» Goal
Restate the data below word for word. Skip any images it contains.

» Information provided
+ + +

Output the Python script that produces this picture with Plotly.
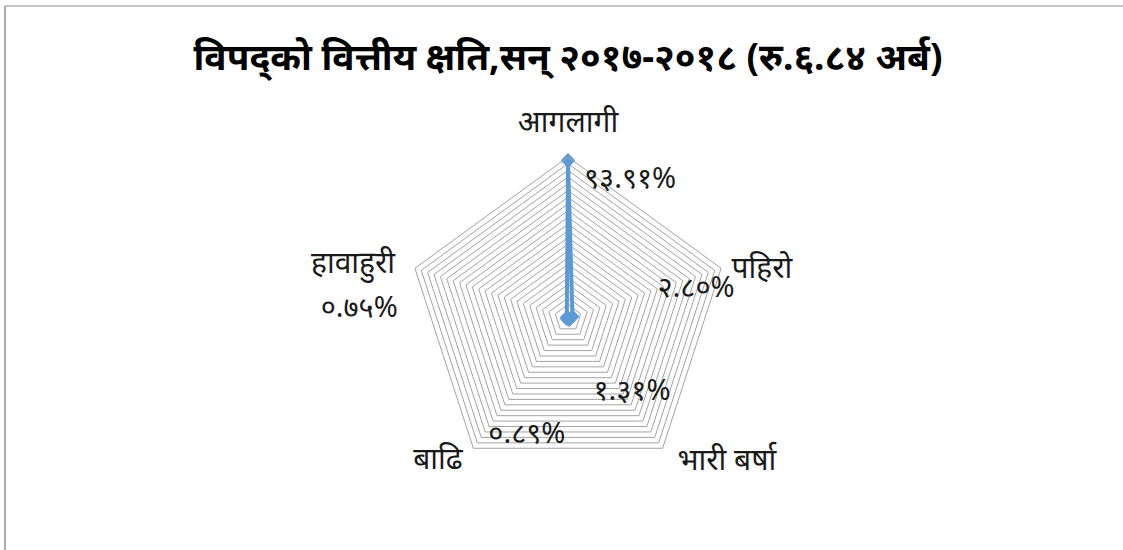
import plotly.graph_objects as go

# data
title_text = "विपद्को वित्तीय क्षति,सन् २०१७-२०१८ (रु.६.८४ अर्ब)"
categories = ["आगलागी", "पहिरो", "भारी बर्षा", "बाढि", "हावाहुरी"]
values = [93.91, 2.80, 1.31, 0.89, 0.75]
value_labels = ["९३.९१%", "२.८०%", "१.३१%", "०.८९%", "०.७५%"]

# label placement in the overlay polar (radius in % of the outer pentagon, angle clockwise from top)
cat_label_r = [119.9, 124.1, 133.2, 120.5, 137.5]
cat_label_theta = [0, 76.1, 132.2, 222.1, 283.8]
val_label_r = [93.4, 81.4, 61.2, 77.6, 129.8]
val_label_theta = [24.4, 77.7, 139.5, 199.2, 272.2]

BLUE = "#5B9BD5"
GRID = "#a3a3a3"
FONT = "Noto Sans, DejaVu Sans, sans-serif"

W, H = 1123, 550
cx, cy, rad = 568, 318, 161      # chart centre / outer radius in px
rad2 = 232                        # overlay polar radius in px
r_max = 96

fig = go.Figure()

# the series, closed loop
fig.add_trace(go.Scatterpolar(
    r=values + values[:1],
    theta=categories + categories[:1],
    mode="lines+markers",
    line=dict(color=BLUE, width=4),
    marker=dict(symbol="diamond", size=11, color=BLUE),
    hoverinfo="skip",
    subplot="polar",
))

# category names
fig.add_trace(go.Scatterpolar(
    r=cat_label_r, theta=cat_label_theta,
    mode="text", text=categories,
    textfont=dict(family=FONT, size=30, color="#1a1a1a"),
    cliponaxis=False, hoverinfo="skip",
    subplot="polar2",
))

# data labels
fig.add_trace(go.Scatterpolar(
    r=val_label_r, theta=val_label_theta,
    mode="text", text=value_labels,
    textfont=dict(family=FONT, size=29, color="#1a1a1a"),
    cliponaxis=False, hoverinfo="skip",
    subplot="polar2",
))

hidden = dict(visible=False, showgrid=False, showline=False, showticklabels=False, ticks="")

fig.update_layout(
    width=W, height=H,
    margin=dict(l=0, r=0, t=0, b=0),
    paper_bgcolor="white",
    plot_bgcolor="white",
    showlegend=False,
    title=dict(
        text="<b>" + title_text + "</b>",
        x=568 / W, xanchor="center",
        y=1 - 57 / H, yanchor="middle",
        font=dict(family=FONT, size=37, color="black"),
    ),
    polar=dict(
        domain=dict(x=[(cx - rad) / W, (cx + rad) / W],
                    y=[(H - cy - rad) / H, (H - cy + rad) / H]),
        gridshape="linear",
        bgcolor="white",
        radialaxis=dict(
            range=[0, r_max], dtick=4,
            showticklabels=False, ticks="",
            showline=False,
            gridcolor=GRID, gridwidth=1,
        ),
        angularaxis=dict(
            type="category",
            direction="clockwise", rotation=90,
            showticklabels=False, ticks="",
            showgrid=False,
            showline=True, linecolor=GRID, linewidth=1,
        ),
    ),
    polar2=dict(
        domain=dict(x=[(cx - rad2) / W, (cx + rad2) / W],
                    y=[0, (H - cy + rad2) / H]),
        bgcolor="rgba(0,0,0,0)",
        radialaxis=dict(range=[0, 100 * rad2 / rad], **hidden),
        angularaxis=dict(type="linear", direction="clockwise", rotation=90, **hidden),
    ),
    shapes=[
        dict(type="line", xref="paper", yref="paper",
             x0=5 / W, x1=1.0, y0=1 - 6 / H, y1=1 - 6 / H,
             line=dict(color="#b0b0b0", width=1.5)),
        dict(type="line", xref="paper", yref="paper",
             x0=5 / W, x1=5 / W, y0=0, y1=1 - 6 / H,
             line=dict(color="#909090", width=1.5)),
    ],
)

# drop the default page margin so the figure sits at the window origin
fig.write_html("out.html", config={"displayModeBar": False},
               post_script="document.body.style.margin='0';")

+ + +

» Written reply
Output the Python script that produces this picture with Plotly.
import plotly.graph_objects as go

# data
title_text = "विपद्को वित्तीय क्षति,सन् २०१७-२०१८ (रु.६.८४ अर्ब)"
categories = ["आगलागी", "पहिरो", "भारी बर्षा", "बाढि", "हावाहुरी"]
values = [93.91, 2.80, 1.31, 0.89, 0.75]
value_labels = ["९३.९१%", "२.८०%", "१.३१%", "०.८९%", "०.७५%"]

# label placement in the overlay polar (radius in % of the outer pentagon, angle clockwise from top)
cat_label_r = [119.9, 124.1, 133.2, 120.5, 137.5]
cat_label_theta = [0, 76.1, 132.2, 222.1, 283.8]
val_label_r = [93.4, 81.4, 61.2, 77.6, 129.8]
val_label_theta = [24.4, 77.7, 139.5, 199.2, 272.2]

BLUE = "#5B9BD5"
GRID = "#a3a3a3"
FONT = "Noto Sans, DejaVu Sans, sans-serif"

W, H = 1123, 550
cx, cy, rad = 568, 318, 161      # chart centre / outer radius in px
rad2 = 232                        # overlay polar radius in px
r_max = 96

fig = go.Figure()

# the series, closed loop
fig.add_trace(go.Scatterpolar(
    r=values + values[:1],
    theta=categories + categories[:1],
    mode="lines+markers",
    line=dict(color=BLUE, width=4),
    marker=dict(symbol="diamond", size=11, color=BLUE),
    hoverinfo="skip",
    subplot="polar",
))

# category names
fig.add_trace(go.Scatterpolar(
    r=cat_label_r, theta=cat_label_theta,
    mode="text", text=categories,
    textfont=dict(family=FONT, size=30, color="#1a1a1a"),
    cliponaxis=False, hoverinfo="skip",
    subplot="polar2",
))

# data labels
fig.add_trace(go.Scatterpolar(
    r=val_label_r, theta=val_label_theta,
    mode="text", text=value_labels,
    textfont=dict(family=FONT, size=29, color="#1a1a1a"),
    cliponaxis=False, hoverinfo="skip",
    subplot="polar2",
))

hidden = dict(visible=False, showgrid=False, showline=False, showticklabels=False, ticks="")

fig.update_layout(
    width=W, height=H,
    margin=dict(l=0, r=0, t=0, b=0),
    paper_bgcolor="white",
    plot_bgcolor="white",
    showlegend=False,
    title=dict(
        text="<b>" + title_text + "</b>",
        x=568 / W, xanchor="center",
        y=1 - 57 / H, yanchor="middle",
        font=dict(family=FONT, size=37, color="black"),
    ),
    polar=dict(
        domain=dict(x=[(cx - rad) / W, (cx + rad) / W],
                    y=[(H - cy - rad) / H, (H - cy + rad) / H]),
        gridshape="linear",
        bgcolor="white",
        radialaxis=dict(
            range=[0, r_max], dtick=4,
            showticklabels=False, ticks="",
            showline=False,
            gridcolor=GRID, gridwidth=1,
        ),
        angularaxis=dict(
            type="category",
            direction="clockwise", rotation=90,
            showticklabels=False, ticks="",
            showgrid=False,
            showline=True, linecolor=GRID, linewidth=1,
        ),
    ),
    polar2=dict(
        domain=dict(x=[(cx - rad2) / W, (cx + rad2) / W],
                    y=[0, (H - cy + rad2) / H]),
        bgcolor="rgba(0,0,0,0)",
        radialaxis=dict(range=[0, 100 * rad2 / rad], **hidden),
        angularaxis=dict(type="linear", direction="clockwise", rotation=90, **hidden),
    ),
    shapes=[
        dict(type="line", xref="paper", yref="paper",
             x0=5 / W, x1=1.0, y0=1 - 6 / H, y1=1 - 6 / H,
             line=dict(color="#b0b0b0", width=1.5)),
        dict(type="line", xref="paper", yref="paper",
             x0=5 / W, x1=5 / W, y0=0, y1=1 - 6 / H,
             line=dict(color="#909090", width=1.5)),
    ],
)

# drop the default page margin so the figure sits at the window origin
fig.write_html("out.html", config={"displayModeBar": False},
               post_script="document.body.style.margin='0';")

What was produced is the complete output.